*The request:*
Restate word for word the lines that begin the listing and end with the line holding "from matplotlib.lines import Line2D".
++++ Input material
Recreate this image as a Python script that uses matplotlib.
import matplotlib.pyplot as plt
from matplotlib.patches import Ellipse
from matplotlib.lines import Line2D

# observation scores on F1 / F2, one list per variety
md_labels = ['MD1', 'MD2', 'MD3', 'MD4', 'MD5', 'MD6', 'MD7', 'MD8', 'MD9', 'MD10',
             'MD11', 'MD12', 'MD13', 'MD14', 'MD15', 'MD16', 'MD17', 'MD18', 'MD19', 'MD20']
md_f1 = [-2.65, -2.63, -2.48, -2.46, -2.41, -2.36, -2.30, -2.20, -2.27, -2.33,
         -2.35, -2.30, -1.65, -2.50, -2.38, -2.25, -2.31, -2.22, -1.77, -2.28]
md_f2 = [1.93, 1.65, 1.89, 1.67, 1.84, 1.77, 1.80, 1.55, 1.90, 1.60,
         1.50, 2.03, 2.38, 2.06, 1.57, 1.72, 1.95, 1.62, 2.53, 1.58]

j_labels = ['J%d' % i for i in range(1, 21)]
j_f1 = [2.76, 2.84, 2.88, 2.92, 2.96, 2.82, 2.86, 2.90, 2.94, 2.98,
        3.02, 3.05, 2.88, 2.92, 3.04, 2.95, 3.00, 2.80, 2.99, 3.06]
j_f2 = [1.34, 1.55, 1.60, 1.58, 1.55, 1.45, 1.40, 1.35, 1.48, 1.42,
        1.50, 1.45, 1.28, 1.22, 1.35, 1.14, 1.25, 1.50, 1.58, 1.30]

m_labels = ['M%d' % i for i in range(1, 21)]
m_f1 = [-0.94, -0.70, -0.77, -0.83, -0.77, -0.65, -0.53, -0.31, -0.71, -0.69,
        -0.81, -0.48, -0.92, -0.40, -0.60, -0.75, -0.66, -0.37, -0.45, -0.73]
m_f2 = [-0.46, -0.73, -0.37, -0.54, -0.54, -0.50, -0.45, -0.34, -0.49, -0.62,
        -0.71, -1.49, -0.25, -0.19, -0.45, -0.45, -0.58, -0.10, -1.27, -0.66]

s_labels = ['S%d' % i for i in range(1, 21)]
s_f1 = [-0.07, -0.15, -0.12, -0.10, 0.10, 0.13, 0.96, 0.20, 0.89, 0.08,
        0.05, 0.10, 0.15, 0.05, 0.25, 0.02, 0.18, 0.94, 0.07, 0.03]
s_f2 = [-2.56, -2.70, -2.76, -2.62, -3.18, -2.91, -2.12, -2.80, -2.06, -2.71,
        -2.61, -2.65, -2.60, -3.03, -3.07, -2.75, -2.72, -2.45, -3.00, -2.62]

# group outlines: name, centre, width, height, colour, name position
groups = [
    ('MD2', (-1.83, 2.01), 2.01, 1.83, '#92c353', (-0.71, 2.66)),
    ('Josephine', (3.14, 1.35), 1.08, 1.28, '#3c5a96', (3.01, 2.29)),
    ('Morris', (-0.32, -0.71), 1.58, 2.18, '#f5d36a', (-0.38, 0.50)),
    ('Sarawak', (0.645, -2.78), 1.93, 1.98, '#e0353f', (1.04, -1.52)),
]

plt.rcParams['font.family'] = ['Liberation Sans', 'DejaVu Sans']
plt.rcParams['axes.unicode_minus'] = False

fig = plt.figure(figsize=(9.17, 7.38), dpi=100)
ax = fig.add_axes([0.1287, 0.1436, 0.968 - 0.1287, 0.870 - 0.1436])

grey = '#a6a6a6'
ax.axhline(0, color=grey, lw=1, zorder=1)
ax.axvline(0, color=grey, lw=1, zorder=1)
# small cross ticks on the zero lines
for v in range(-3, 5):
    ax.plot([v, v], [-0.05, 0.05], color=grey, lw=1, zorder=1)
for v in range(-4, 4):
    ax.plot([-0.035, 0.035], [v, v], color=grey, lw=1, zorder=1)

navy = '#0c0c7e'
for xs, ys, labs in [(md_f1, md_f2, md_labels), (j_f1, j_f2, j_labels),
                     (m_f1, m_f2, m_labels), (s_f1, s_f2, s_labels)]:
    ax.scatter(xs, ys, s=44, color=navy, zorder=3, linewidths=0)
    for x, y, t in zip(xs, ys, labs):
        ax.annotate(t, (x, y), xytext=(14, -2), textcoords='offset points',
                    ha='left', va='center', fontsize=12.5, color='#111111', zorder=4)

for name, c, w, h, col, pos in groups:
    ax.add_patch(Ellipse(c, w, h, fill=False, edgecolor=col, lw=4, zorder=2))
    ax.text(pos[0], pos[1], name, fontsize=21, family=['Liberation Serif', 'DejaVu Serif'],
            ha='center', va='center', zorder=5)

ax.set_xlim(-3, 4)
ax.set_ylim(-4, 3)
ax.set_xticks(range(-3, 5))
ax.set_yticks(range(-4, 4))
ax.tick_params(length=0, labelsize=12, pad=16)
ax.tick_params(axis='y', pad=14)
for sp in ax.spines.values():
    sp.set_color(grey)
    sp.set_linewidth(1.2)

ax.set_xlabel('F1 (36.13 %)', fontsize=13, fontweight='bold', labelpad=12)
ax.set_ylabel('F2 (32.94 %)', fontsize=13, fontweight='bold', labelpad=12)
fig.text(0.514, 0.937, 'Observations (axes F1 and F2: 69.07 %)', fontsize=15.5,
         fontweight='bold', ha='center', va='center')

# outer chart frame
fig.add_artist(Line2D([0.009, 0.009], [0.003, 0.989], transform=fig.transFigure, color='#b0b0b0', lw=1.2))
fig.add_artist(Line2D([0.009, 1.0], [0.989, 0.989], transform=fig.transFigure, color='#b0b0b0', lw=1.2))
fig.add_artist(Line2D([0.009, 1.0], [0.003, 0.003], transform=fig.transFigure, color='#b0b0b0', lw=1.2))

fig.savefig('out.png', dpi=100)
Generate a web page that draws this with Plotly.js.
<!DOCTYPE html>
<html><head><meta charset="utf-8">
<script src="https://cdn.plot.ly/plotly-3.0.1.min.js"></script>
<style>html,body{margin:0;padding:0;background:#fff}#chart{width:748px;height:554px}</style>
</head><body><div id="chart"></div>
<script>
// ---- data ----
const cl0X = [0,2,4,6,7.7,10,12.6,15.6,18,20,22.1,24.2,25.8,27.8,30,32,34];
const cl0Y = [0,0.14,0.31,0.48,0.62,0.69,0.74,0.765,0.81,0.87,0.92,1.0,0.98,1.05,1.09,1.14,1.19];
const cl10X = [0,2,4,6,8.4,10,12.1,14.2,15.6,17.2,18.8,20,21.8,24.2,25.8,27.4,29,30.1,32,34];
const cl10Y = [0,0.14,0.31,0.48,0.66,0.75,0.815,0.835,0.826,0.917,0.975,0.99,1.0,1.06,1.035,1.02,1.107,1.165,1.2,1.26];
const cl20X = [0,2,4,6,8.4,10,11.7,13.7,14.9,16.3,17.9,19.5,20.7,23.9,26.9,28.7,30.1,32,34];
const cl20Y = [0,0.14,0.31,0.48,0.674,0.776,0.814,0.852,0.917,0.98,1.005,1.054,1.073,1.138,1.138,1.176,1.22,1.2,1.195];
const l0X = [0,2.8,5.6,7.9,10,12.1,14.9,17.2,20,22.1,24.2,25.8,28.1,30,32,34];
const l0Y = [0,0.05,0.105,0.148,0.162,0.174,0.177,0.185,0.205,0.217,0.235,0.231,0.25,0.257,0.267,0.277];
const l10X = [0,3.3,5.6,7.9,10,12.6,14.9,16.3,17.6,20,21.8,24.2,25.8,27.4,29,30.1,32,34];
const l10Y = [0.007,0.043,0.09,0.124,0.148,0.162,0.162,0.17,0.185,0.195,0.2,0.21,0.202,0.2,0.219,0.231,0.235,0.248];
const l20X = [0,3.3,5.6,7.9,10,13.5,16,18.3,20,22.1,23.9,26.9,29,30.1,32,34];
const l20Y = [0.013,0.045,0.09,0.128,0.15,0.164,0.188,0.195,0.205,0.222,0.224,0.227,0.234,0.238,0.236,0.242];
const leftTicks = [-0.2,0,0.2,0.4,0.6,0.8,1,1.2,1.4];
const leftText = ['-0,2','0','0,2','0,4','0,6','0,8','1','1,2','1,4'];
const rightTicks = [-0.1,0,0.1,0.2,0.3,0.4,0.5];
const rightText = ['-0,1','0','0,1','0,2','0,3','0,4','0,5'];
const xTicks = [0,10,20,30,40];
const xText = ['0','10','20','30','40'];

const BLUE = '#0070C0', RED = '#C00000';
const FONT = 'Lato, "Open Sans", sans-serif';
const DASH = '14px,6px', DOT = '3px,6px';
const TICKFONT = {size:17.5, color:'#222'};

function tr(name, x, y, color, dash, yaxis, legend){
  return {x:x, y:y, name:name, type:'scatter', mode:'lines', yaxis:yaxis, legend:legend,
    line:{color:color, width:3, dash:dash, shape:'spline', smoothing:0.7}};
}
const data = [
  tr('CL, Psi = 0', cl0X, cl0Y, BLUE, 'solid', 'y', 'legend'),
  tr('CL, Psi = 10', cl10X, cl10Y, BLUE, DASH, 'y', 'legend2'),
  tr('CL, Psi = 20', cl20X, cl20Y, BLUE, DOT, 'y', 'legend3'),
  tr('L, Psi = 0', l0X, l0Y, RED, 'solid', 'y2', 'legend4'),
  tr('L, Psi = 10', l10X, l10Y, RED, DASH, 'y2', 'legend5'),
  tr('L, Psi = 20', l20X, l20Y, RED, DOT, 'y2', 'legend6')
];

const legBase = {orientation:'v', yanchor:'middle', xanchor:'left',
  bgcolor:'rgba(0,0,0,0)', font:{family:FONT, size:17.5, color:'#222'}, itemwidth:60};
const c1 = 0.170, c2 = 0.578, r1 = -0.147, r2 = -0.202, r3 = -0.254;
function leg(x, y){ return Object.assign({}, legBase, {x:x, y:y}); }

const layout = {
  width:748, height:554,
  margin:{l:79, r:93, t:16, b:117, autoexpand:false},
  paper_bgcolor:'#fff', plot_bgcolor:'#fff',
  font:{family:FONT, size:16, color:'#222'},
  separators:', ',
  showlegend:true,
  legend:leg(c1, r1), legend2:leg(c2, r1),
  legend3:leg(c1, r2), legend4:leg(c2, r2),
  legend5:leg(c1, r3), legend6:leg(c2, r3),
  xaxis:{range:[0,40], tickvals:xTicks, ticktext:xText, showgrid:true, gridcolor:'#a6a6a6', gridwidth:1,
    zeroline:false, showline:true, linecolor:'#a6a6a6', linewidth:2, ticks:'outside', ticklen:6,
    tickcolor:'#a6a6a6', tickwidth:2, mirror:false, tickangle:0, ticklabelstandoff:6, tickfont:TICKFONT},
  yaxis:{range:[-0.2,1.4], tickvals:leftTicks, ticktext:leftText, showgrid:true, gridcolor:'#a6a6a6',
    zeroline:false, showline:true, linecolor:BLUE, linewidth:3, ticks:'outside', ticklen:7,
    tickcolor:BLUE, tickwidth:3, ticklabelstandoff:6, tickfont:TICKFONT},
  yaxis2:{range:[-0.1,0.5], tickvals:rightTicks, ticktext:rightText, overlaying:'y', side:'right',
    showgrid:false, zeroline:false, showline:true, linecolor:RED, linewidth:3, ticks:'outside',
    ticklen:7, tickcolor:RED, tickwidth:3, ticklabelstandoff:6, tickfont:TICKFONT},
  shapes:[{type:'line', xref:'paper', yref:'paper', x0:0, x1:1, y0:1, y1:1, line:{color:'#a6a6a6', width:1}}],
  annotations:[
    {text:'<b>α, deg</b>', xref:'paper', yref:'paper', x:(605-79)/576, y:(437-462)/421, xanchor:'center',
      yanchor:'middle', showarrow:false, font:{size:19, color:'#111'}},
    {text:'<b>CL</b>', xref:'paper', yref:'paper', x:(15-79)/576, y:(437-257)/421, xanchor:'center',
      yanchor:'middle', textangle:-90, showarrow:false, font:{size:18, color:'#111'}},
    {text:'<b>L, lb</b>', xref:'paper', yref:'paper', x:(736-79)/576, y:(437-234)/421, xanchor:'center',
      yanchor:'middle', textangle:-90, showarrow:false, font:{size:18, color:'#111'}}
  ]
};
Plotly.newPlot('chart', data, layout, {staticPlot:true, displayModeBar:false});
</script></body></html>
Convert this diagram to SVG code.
++++++++
*Output for this exercise:*
Recreate this image as a Python script that uses matplotlib.
import matplotlib.pyplot as plt
from matplotlib.patches import Ellipse
from matplotlib.lines import Line2D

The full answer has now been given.